TASK REQUIREMENTS:
Beneath this line are entries. Copy the range from the line with "Emit a Python" to the line with "icnirp_b = [2e5, 3125, 1000, 1000, 100, 100]", ends included, exactly; leave pictures out.

[Records with drawing code]
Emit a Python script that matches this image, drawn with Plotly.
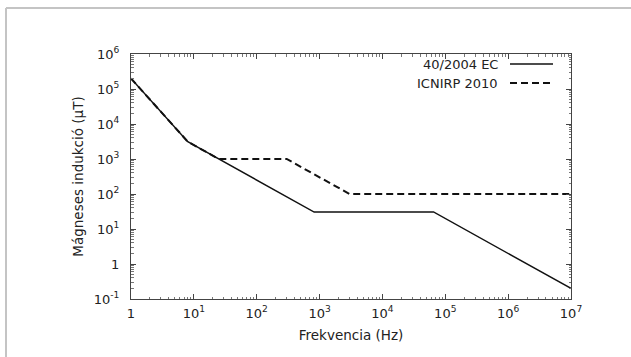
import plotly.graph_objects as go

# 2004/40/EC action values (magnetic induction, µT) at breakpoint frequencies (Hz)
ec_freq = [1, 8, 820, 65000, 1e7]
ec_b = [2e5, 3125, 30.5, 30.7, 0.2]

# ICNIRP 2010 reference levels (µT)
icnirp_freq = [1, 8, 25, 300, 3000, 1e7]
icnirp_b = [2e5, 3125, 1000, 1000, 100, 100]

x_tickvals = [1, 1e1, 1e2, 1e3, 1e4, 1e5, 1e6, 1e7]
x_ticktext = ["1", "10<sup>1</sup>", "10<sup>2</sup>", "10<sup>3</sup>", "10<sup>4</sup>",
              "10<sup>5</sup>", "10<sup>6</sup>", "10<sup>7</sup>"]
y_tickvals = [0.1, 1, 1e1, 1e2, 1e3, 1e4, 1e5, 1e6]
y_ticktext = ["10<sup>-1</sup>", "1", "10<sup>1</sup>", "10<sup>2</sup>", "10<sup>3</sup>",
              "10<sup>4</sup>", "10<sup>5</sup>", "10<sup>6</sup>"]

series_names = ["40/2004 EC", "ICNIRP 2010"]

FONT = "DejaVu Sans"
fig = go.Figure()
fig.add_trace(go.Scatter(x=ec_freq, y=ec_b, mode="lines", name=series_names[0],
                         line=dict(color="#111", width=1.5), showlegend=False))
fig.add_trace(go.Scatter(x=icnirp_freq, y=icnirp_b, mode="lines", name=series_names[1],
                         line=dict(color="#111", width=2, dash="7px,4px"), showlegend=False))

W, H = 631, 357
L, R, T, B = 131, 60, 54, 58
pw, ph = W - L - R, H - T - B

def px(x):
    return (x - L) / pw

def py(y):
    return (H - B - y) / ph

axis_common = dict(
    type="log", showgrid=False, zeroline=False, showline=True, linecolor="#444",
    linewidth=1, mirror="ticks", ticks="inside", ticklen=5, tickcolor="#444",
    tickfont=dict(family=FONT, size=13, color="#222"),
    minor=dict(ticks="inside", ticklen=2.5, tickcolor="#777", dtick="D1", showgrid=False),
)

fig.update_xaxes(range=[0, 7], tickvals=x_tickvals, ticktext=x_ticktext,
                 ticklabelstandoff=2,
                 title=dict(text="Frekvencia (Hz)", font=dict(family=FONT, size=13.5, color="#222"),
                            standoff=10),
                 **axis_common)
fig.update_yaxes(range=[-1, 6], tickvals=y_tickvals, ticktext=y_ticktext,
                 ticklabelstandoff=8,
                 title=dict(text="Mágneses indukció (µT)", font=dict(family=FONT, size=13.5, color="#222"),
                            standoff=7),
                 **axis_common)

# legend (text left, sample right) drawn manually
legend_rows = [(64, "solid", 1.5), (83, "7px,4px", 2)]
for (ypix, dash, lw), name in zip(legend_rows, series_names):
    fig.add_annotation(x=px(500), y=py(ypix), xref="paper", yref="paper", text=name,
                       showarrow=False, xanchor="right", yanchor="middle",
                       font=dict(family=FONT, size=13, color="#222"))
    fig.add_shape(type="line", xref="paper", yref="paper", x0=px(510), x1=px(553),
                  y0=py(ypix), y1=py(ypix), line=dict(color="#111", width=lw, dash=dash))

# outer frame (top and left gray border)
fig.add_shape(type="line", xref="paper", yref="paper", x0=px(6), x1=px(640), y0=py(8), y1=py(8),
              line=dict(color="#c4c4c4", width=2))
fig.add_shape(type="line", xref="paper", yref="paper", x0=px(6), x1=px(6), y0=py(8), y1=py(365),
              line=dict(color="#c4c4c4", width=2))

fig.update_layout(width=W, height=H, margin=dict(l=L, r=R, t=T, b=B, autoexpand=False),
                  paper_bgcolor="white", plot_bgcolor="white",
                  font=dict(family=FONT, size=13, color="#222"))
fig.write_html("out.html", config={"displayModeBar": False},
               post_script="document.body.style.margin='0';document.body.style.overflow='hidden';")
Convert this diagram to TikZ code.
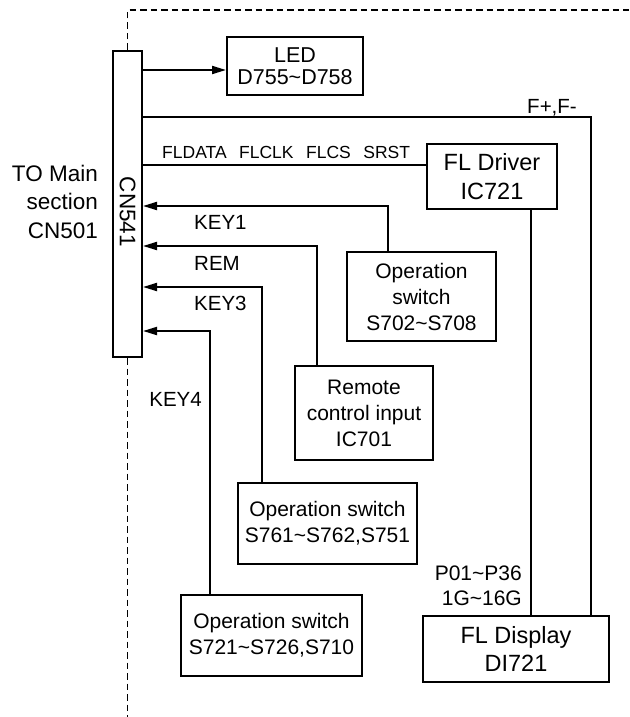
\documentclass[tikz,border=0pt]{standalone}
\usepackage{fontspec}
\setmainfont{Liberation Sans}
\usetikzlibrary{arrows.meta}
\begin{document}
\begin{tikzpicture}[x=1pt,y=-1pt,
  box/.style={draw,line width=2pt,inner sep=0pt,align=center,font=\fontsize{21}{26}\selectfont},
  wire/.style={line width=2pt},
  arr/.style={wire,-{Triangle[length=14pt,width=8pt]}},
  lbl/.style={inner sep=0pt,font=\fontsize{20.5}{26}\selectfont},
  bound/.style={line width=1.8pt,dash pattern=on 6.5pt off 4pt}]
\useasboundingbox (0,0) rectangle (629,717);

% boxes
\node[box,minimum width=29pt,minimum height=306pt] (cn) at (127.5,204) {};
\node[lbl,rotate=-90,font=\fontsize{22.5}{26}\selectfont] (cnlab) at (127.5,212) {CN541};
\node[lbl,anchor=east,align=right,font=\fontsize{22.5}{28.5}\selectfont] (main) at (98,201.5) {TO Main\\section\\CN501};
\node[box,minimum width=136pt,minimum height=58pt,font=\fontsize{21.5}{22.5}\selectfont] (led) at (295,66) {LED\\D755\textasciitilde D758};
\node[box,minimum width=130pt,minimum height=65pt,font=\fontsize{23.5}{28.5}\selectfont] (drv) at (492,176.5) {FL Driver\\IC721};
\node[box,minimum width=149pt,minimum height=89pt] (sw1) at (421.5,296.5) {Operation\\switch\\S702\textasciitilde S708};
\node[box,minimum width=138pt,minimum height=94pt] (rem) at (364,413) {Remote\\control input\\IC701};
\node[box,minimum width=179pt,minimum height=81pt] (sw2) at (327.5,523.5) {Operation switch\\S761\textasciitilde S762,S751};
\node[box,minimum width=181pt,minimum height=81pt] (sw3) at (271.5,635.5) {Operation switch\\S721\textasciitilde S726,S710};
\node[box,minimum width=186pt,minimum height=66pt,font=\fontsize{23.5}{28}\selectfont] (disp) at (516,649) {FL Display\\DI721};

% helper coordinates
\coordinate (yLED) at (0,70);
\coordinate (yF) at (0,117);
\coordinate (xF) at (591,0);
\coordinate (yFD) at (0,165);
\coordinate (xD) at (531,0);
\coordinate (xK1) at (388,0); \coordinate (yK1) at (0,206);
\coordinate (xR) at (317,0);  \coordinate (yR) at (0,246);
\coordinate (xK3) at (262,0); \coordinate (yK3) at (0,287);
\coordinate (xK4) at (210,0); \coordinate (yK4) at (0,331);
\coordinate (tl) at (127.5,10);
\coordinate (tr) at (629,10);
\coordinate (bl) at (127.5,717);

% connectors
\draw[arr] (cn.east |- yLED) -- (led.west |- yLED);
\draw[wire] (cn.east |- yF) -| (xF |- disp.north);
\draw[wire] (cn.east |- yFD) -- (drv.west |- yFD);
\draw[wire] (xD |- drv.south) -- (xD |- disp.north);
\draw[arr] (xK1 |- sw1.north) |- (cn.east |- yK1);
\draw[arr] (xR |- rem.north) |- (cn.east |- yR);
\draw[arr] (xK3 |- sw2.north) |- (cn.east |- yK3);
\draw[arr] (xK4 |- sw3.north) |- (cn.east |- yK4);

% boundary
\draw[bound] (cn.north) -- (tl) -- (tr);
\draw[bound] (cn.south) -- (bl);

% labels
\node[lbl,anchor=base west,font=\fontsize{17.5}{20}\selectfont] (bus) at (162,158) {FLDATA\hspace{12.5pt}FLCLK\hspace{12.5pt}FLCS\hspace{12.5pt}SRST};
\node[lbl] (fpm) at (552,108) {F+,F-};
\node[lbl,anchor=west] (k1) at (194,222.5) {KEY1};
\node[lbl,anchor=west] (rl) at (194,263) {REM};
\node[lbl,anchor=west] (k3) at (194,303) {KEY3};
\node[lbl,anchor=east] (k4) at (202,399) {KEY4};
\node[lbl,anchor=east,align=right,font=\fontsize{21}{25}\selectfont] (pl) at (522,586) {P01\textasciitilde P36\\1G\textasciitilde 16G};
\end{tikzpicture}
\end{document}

--

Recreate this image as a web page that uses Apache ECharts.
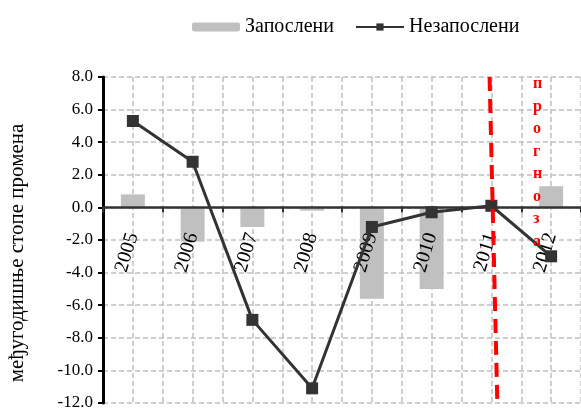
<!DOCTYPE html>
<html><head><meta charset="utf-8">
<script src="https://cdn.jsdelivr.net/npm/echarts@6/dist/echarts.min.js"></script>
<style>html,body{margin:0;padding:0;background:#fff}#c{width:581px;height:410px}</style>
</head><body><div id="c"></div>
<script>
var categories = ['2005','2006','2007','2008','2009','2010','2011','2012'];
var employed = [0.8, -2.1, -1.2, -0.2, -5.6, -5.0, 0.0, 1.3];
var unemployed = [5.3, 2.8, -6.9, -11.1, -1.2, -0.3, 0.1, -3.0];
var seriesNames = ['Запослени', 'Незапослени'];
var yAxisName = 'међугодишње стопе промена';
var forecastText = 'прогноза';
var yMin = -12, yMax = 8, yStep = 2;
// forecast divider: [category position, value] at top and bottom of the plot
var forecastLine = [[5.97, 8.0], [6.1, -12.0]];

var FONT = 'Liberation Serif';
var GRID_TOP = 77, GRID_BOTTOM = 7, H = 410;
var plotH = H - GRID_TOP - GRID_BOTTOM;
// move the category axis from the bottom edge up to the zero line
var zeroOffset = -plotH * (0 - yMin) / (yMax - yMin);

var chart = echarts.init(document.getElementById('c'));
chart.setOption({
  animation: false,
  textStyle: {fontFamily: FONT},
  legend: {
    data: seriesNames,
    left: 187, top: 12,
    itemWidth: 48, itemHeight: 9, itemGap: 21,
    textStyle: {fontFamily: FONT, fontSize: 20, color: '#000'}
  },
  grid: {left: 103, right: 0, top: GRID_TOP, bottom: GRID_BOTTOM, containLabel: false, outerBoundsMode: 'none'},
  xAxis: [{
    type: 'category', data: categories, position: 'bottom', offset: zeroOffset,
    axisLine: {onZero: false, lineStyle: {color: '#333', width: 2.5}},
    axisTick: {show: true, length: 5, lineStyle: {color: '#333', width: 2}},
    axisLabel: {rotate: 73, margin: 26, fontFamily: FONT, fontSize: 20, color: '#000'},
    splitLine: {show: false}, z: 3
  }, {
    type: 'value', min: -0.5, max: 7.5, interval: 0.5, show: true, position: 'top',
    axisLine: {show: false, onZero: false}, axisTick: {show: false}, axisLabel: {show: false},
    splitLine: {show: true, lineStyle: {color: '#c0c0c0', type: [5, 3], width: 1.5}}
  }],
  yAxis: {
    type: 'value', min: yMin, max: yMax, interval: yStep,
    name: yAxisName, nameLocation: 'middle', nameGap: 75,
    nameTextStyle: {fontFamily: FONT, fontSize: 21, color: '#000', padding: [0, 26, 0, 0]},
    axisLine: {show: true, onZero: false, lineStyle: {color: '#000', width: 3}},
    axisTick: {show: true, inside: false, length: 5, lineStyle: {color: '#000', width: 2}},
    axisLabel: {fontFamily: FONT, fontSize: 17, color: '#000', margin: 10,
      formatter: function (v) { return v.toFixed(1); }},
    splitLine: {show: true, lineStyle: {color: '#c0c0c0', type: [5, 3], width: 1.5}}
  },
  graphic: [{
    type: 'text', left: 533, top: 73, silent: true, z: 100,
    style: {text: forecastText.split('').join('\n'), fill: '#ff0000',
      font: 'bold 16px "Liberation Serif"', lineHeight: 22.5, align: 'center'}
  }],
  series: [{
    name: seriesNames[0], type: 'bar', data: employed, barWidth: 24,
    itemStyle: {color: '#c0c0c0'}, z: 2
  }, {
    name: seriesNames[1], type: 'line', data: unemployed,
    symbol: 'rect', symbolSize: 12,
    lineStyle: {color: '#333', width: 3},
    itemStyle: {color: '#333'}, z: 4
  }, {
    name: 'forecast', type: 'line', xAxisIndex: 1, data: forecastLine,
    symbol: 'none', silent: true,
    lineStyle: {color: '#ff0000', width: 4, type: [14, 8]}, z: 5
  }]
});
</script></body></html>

TASK SOLUTION:
Emit a Python script that matches this image, drawn with Plotly.
import plotly.graph_objects as go

# 2004/40/EC action values (magnetic induction, µT) at breakpoint frequencies (Hz)
ec_freq = [1, 8, 820, 65000, 1e7]
ec_b = [2e5, 3125, 30.5, 30.7, 0.2]

# ICNIRP 2010 reference levels (µT)
icnirp_freq = [1, 8, 25, 300, 3000, 1e7]
icnirp_b = [2e5, 3125, 1000, 1000, 100, 100]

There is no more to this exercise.